Update: Government Prepares for IMF Talks as Q1 Trade Deficit Surges to $789 Million

Saturday, May 30, 2026
Photo: Nation Online

Update: The Malawi government is preparing for new negotiations with the International Monetary Fund (IMF) scheduled for June 9 to 18 to secure an Extended Credit Facility. Finance Minister Joseph Mwanamvekha stated that the talks will focus on macroeconomic stability, fiscal discipline, and economic productivity. As previously reported, Mwanamvekha dismissed speculation that the government would consider another currency devaluation during the upcoming meetings, according to Nation Online.

The African Development Bank (AfDB) projects Malawi's current account deficit will remain high at 16.9 percent of gross domestic product in 2026, slightly down from 17.9 percent the previous year, Nation Online reports. Mzuzu University economics lecturer Christopher Mbukwa noted that the large deficit indicates Malawi is spending more foreign currency on imports than it earns from exports, which triggers currency instability and high inflation. The AfDB also stated that Malawi is increasingly relying on grants rather than loans from international lenders due to its growing debt crisis, according to AllAfrica.

National Statistical Office data shows Malawi recorded a trade deficit of $789 million in the first quarter of 2026, with imports reaching $961 million against just $172 million in exports. The Ministry of Industrialisation, Business, Trade and Tourism stated that weak production capacity has left the country unable to exploit an estimated $328 million in export potential to markets like India, Zimbabwe, and the United States. High-potential products that represent missed export opportunities include soya bean oil cake and legumes, Nation Online reports.

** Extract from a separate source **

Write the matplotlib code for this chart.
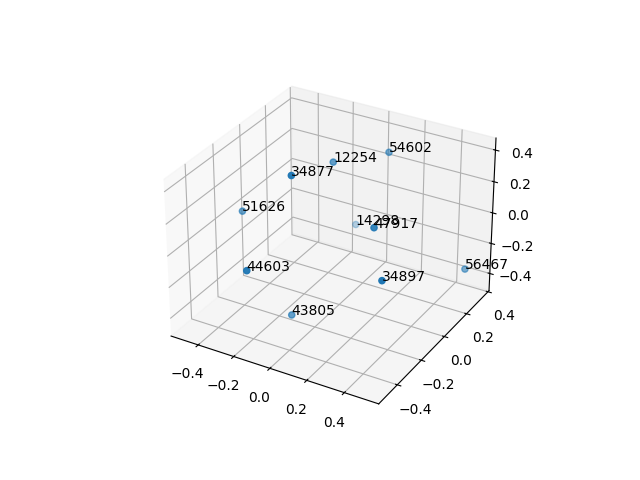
import matplotlib
matplotlib.use("Agg")
import matplotlib.pyplot as plt

# point labels and coordinates
labels = ["54602", "12254", "34877", "51626", "14298",
          "47917", "44603", "34897", "56467", "43805"]
xs = [0.063, -0.098, -0.087, -0.449, -0.166, 0.262, -0.166, 0.411, 0.519, -0.092]
ys = [0.317, 0.094, -0.249, -0.134, 0.387, -0.112, -0.483, -0.273, 0.276, -0.252]
zs = [0.287, 0.315, 0.453, 0.039, -0.307, 0.153, -0.003, -0.014, -0.296, -0.431]

fig = plt.figure(figsize=(6.4, 4.8), dpi=100)
ax = fig.add_subplot(projection="3d")

ax.scatter(xs, ys, zs)
for x, y, z, lab in zip(xs, ys, zs, labels):
    ax.text(x, y, z, lab)

ax.set_xlim(-0.555, 0.58)
ax.set_ylim(-0.55, 0.41)
ax.set_zlim(-0.516, 0.475)

fig.savefig("out.png")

The persistent current account imbalance continues to affect national foreign exchange reserves, which declined to $571.6 million in March 2026, down from $625.7 million in February. According to Nation Online, this drop reduced the country's import cover to 2.3 months. Economists warn that the weak reserves expose the economy to supply disruptions for fuel, fertiliser, and medical supplies, keeping the cost of living elevated for ordinary citizens.